While the central conflict is a fight for Civil Rights, use of black culture in “Ted 2” doesn’t seem to fit the progressive agenda set forth by the film’s ideas. A black judge connects with Ted over soulful music, a large black woman gives Ted motherly advice at work … and that’s about it, except for Morgan Freeman’s cameo at the end. The exception to this is Michael Dorn (“Star Trek: The Next Generation”) as Rick, the new boyfriend of John’s boss. The couple’s Comic-Con hobby is one of the few jokes that hits its mark.

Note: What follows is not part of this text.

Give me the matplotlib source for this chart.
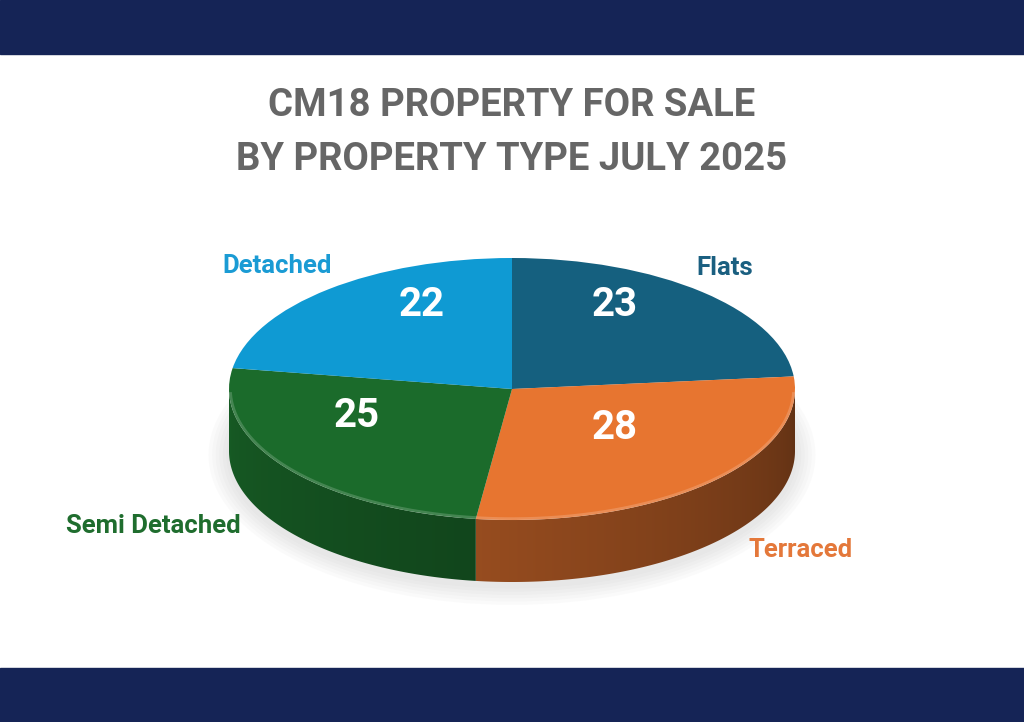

However, no one can deny that the film has some heart. The love between Ted and John still shines through; even in the moments when their antics aren’t so amusing, their brotherly bond makes the scene worth watching. Unfortunately, heart doesn’t outweigh cheap humor, flat characters and a run-time that’s 20 minutes too long.

If you’re a big fan of Seth MacFarlane, then you’ll likely enjoy “Ted 2.” If you’re not, you still might. But the odds are against it.